There's also the _variables function of bash_completion, which stores the result of a command substitution in a global variable COMPREPLY. If a pipeline solution were used to keep newlines, the result would be lost. In your answer, one has the impression that both solutions are equally good. Moreover it should be noted that the pipeline solution behavior heavily depends on the shell: a user could test echo foo | { var=$(sed '$s/$/./'); var=${var%.}; } ; echo $var with ksh93 and zsh, and thinks that it is OK, while this code is buggy.
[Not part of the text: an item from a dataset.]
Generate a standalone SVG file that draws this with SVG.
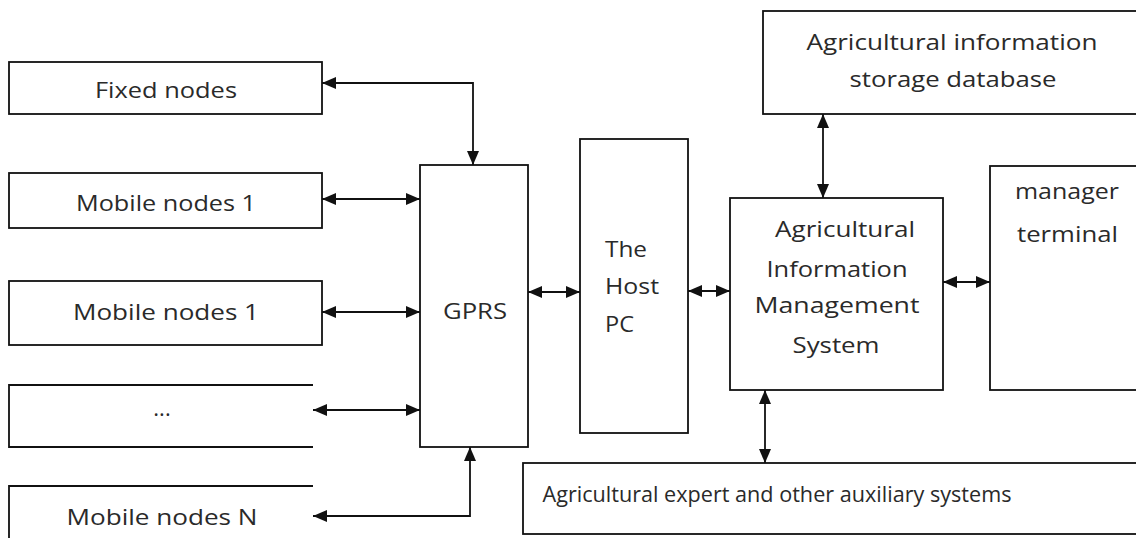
<svg xmlns="http://www.w3.org/2000/svg" width="1136" height="538" viewBox="0 0 1136 538">
  <style>
    .box { fill: #ffffff; stroke: #111111; stroke-width: 1.8; }
    .edge { fill: none; stroke: #111111; stroke-width: 1.8; }
    .link { fill: none; stroke: #111111; stroke-width: 1.8; marker-start: url(#head); marker-end: url(#head); }
    text { font-family: "Open Sans", "Liberation Sans", sans-serif; fill: #2a2a2a; font-size: 22px; }
    .mid { text-anchor: middle; }
  </style>
  <defs>
    <marker id="head" viewBox="0 0 14 12" refX="14" refY="6" markerWidth="14" markerHeight="12" markerUnits="userSpaceOnUse" orient="auto-start-reverse">
      <path d="M0,0 L14,6 L0,12 Z" fill="#111111"/>
    </marker>
  </defs>

  <rect width="1136" height="538" fill="#ffffff"/>

  <!-- field nodes on the left -->
  <g id="fixed-nodes">
    <rect class="box" x="9" y="62" width="313" height="52"/>
    <text x="166" y="98" class="mid" font-size="18" textLength="142" lengthAdjust="spacingAndGlyphs">Fixed nodes</text>
  </g>
  <g id="mobile-nodes-1a">
    <rect class="box" x="9" y="173" width="313" height="55"/>
    <text x="166" y="211" class="mid" textLength="180" lengthAdjust="spacingAndGlyphs">Mobile nodes 1</text>
  </g>
  <g id="mobile-nodes-1b">
    <rect class="box" x="9" y="281" width="313" height="64"/>
    <text x="166" y="320" class="mid" textLength="186" lengthAdjust="spacingAndGlyphs">Mobile nodes 1</text>
  </g>
  <g id="more-nodes">
    <path class="edge" d="M313,385 H9 V447 H313"/>
    <text x="162" y="416" class="mid" font-size="18">...</text>
  </g>
  <g id="mobile-nodes-n">
    <path class="edge" d="M313,486 H9 V540"/>
    <text x="162" y="525" class="mid" textLength="191" lengthAdjust="spacingAndGlyphs">Mobile nodes N</text>
  </g>

  <!-- transport and host -->
  <g id="gprs">
    <rect class="box" x="420" y="165" width="108" height="282"/>
    <text x="475" y="319" class="mid" textLength="64" lengthAdjust="spacingAndGlyphs">GPRS</text>
  </g>
  <g id="host-pc">
    <rect class="box" x="580" y="139" width="108" height="294"/>
    <text x="605" y="257" textLength="42" lengthAdjust="spacingAndGlyphs">The</text>
    <text x="605" y="294" textLength="54" lengthAdjust="spacingAndGlyphs">Host</text>
    <text x="605" y="332" textLength="29" lengthAdjust="spacingAndGlyphs">PC</text>
  </g>

  <!-- management side -->
  <g id="aims">
    <rect class="box" x="730" y="198" width="213" height="192"/>
    <text x="845" y="237" class="mid" textLength="140" lengthAdjust="spacingAndGlyphs">Agricultural</text>
    <text x="837" y="277" class="mid" textLength="141" lengthAdjust="spacingAndGlyphs">Information</text>
    <text x="837" y="313" class="mid" textLength="165" lengthAdjust="spacingAndGlyphs">Management</text>
    <text x="836" y="353" class="mid" textLength="87" lengthAdjust="spacingAndGlyphs">System</text>
  </g>
  <g id="storage-db">
    <rect class="box" x="763" y="11" width="400" height="103"/>
    <text x="952" y="50" class="mid" textLength="291" lengthAdjust="spacingAndGlyphs">Agricultural information</text>
    <text x="953" y="87" class="mid" textLength="207" lengthAdjust="spacingAndGlyphs">storage database</text>
  </g>
  <g id="manager-terminal">
    <rect class="box" x="990" y="166" width="180" height="224"/>
    <text x="1015" y="199" textLength="104" lengthAdjust="spacingAndGlyphs">manager</text>
    <text x="1017" y="242" textLength="101" lengthAdjust="spacingAndGlyphs">terminal</text>
  </g>
  <g id="expert-systems">
    <rect class="box" x="523" y="463" width="640" height="71"/>
    <text x="777" y="502" class="mid" textLength="469" lengthAdjust="spacingAndGlyphs">Agricultural expert and other auxiliary systems</text>
  </g>

  <!-- two-way connectors -->
  <g id="connectors">
    <path class="link" d="M322,83 H473 V165"/>
    <path class="link" d="M322,199 H420"/>
    <path class="link" d="M322,312 H420"/>
    <path class="link" d="M313,410 H420"/>
    <path class="link" d="M470,447 V516 H313"/>
    <path class="link" d="M528,292 H580"/>
    <path class="link" d="M688,291 H730"/>
    <path class="link" d="M943,282 H990"/>
    <path class="link" d="M823,114 V198"/>
    <path class="link" d="M765,390 V463"/>
  </g>
</svg>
You did not say "it doesn't work". You just said "$var disappears" (which is actually not true since this depends on the shell — the behavior is unspecified by POSIX), which is a rather neutral sentence. The second solution is better because it doesn't suffer from this problem, and its behavior is consistent in all POSIX shells.

@vinc17 - unspecified means it disappears. There is no guarantee. It is Schrodingers cat. Unspecified is not neutral when it comes to a specification. Unspecified is the opposite of a specification. It is anathema.

You set IFS='' so it doesn't put spaces in between the lines it reads in eh? Cool trick.

No, it is just unspecified by POSIX, which allows two possible valid behaviors, depending on whether the last command of the pipeline runs in a subshell or not. On the other hand, implementations have their own specification. With zsh, the last command of a pipeline is guaranteed to run in the current shell. With ksh93, the last command may run in a subshell or not, so that there are two possible behaviors.

Actually in this case IFS='' probably isn't necessary. It's meant so that read won't collapse spaces. But when it's reading into a single variable, it has no effect (that I can recall). But I just feel safer leaving it on :-)

Concerning cat, the answer is at the beginning of the OP's question: it's inside a shell script, and the OP is interested in capturing the standard input.